“A partir de dois casos específicos, a Suprema Corte Americana em decisão redigida pela juíza Amy Coney Barrett, entendeu unanimemente que os funcionários públicos podem ser processados por bloquear usuários comuns ou deletar seus comentários, se a postura desses servidores nas redes for entendida como uma “ação de Estado“
Foi publicada na Revista Sociedade Militar uma cartilha eletrônica do Exército Brasileiro a respeito de segurança da informação. O documento tem o título “Política de moderação nas mídias sociais do Sistema de Comunicação Social do Exército Brasileiro“.
Se o visitante do site do Exército não se animar a ler do que se trata, vai, pelo menos, saber que a Força terrestre agora é dada a fazer “política” e a “moderar” alguém ou alguma coisa.
Caso se atreva a ler o aviso – pois se trata de um aviso, e, como se diz, “quem avisa amigo é” – o usuário vai descobrir que o Sistema de Comunicação Social do Exército brasileiro invocou um salvo-conduto para bloquear a torto e a direito qualquer cidadão, sem precisar de justificativa muito palpável.
A nota sobre as condutas passíveis de bloqueio pode ser conferida clicando neste link. Contudo, a bem da objetividade, vamos nos ater a alguns pontos notáveis:
O cidadão que incorrer em qualquer uma das condutas abaixo poderão ser bloqueados pelo Exército brasileiro nas redes sociais:
- Usar linguagem inapropriada, obscena, caluniosa, grosseira, abusiva, difamatória, ofensiva ou de qualquer outra forma reprovável;
- Fazer ameaças, assédio, injúria, calúnia ou difamação, ou qualquer outra forma de ilícito penal;
- [Mensagens que] Sejam ininteligíveis ou descontextualizadas;
- [Mensagens que] Contenham propagandas político-partidárias;
- Manifestações ou opiniões de cunho político ou ideológico.
“BLOCK” SEM RECURSO…
A questão não é se o EB está certo ou errado ao adotar essa “política” de “moderação” das opiniões emitidas pelos brasileiros.
A questão central dessa cartilha é a facilitação do bloqueio sem direito a contraditório (não é mencionado na cartilha, se há possibilidade de recursos ao Centro de Comunicação).
Para as condutas que tipifiquem calúnia, injúria e difamação já existem os artigos 138, 140 e 139 respectivamente.
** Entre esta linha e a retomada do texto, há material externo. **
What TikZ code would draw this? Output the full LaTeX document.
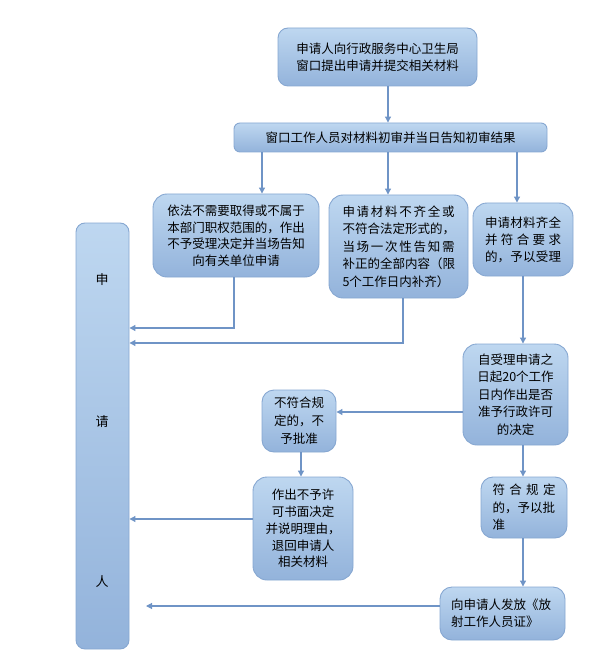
\documentclass[tikz,border=0pt]{standalone}
\usepackage{fontspec}
\newfontfamily\cjk{Noto Sans CJK SC}
\usetikzlibrary{arrows.meta}
\definecolor{bxtop}{HTML}{BED7F0}
\definecolor{bxbot}{HTML}{93B3DB}
\definecolor{bxline}{HTML}{86A7D1}
\definecolor{ln}{HTML}{6F94C6}
\def\slaux#1{\ifx\relax#1\else#1\hfil\expandafter\slaux\fi}
\newcommand\sline[2]{\leavevmode\hbox to #1{\slaux#2\relax\unskip}}
\tikzset{
 box/.style={draw=bxline, line width=0.9pt, top color=bxtop, bottom color=bxbot,
   rounded corners=14pt, inner sep=0pt, text=black,
   font=\cjk\fontsize{12.5}{17}\selectfont},
 conn/.style={draw=ln, line width=1.1pt, -{Triangle[width=6pt,length=6pt]}},
 lbl/.style={font=\cjk\fontsize{13}{15}\selectfont, inner sep=0pt},
}
\begin{document}
\begin{tikzpicture}[x=1pt,y=-1pt]
\useasboundingbox (0,0) rectangle (614,652);
% boxes
\node[box, rounded corners=10pt, minimum width=199pt, minimum height=58pt, align=center] (top) at (377.5,57)
  {申请人向行政服务中心卫生局\\窗口提出申请并提交相关材料};
\node[box, rounded corners=6pt, minimum width=313pt, minimum height=29pt] (sec) at (390.5,137.5)
  {窗口工作人员对材料初审并当日告知初审结果};
\node[box, minimum width=166pt, minimum height=83pt, align=center, font=\cjk\fontsize{12.5}{16.5}\selectfont] (A) at (236,235.5)
  {依法不需要取得或不属于\\本部门职权范围的，作出\\不予受理决定并当场告知\\向有关单位申请};
\node[box, minimum width=139pt, minimum height=103pt, text width=112pt, align=left, font=\cjk\fontsize{12.5}{17.5}\selectfont] (B) at (398.5,246.5)
  {\sline{112pt}{申请材料不齐全或}\\\sline{112pt}{不符合法定形式的，}\\\sline{112pt}{当场一次性告知需}\\\sline{112pt}{补正的全部内容（限}\\5个工作日内补齐）};
\node[box, minimum width=100pt, minimum height=73pt, text width=76pt, align=left] (C) at (523,239.5)
  {\sline{76pt}{申请材料齐全}\\\sline{76pt}{并符合要求}\\\sline{76pt}{的，予以受理}};
\node[box, rounded corners=9pt, minimum width=53pt, minimum height=426pt] (P) at (102.5,436) {};
\node[lbl] (p1) at (102,280) {申};
\node[lbl] (p2) at (102,422) {请};
\node[lbl] (p3) at (102,582) {人};
\node[box, minimum width=105pt, minimum height=101pt, align=center, font=\cjk\fontsize{12.5}{17.5}\selectfont] (D) at (515.5,394.5)
  {自受理申请之\\日起20个工作\\日内作出是否\\准予行政许可\\的决定};
\node[box, rounded corners=12pt, minimum width=74pt, minimum height=62pt, align=center, font=\cjk\fontsize{12.5}{18}\selectfont] (N) at (299,421)
  {不符合规\\定的，不\\予批准};
\node[box, minimum width=100pt, minimum height=103pt, align=center, font=\cjk\fontsize{12.5}{16.8}\selectfont] (R) at (303,528.5)
  {作出不予许\\可书面决定\\并说明理由，\\退回申请人\\相关材料};
\node[box, rounded corners=12pt, minimum width=86pt, minimum height=61pt, text width=63pt, align=left, font=\cjk\fontsize{12.5}{17.5}\selectfont] (K) at (524,507.5)
  {\sline{63pt}{符合规定}\\的，予以批\\准};
\node[box, rounded corners=12pt, minimum width=125pt, minimum height=53pt, text width=103pt, align=left] (F) at (502.5,613.5)
  {向申请人发放《放\\射工作人员证》};
\coordinate (fe) at (146,606);
% connectors
\draw[conn] (top.south -| 388,0) -- (sec.north -| 388,0);
\draw[conn] (sec.south -| 262,0) -- (A.north -| 262,0);
\draw[conn] (sec.south -| 388,0) -- (B.north -| 388,0);
\draw[conn] (sec.south -| 517,0) -- (C.north -| 517,0);
\draw[conn] (A.south -| 234,0) |- (P.east |- 0,328);
\draw[conn] (B.south -| 403,0) |- (P.east |- 0,343);
\draw[conn] (C.south -| 523,0) -- (D.north -| 523,0);
\draw[conn] (D.west |- 0,412) -- (N.east |- 0,412);
\draw[conn] (N.south -| 301,0) -- (R.north -| 301,0);
\draw[conn] (R.west |- 0,519) -- (P.east |- 0,519);
\draw[conn] (D.south -| 523,0) -- (K.north -| 523,0);
\draw[conn] (K.south -| 523,0) -- (F.north -| 523,0);
\draw[conn] (F.west |- 0,606) -- (fe);
\end{tikzpicture}
\end{document}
Basta que se configure a materialidade do ato.
Segundo informações disponíveis em sites do poder judiciário, a vítima (neste caso, o Exército brasileiro) pode realizar a notícia do crime comparecendo a uma delegacia próxima para registro da ocorrência ou procurar um advogado que ajuíze uma ação de natureza criminal.
A queixa apresentada será avaliada por um juiz, o qual observará os aspectos processuais, que após ser admitida a queixa, o autor do crime será notificado para, querendo, apresentar defesa.
Já o bloqueio de um usuário de redes sociais nos dias atuais, em que informações cada vez mais cruciais são veiculadas via internet, para além dos motivos que o suscitaram, pode incorrer em obstrução do acesso constitucional à informação.
O cidadão bloqueado numa rede social do Governo – que tem a obrigação constitucional de informar indiscriminadamente a todos os seus súditos – será justamente alvo de discriminação, punido enquanto durar o bloqueio, que pode ser eterno…
O QUE É BOM PARA OS EUA…
Se no Brasil, o “block” por parte de um órgão militar precisa só de uma cartilha de uma página para deixar um cidadão alijado de seu direito à informação, nos EUA a questão é bem menos simples.
A partir de dois casos específicos, a Suprema Corte Americana em decisão redigida pela juíza Amy Coney Barrett, entendeu unanimemente que os funcionários públicos podem ser processados por bloquear usuários comuns ou deletar seus comentários, se a postura desses servidores nas redes for entendida como uma “ação de Estado“.
Em outras palavras, quando o funcionário em questão “possui autoridade de fato para falar em nome do Estado” e “pretende exercer essa autoridade” por meio das mídias sociais – por exemplo, se faz pronunciamentos oficiais nas redes – ele pode ser processado por violar a Primeira Emenda da Constituição americana, que protege a liberdade de expressão do cidadão.
Já o Centro de Comunicação Social do Exército Brasileiro poderá, a partir de agora, cercear o direito à informação de qualquer cidadão que faça uso, por exemplo, de linguagem “inapropriada” ou “de qualquer outra forma reprovável”.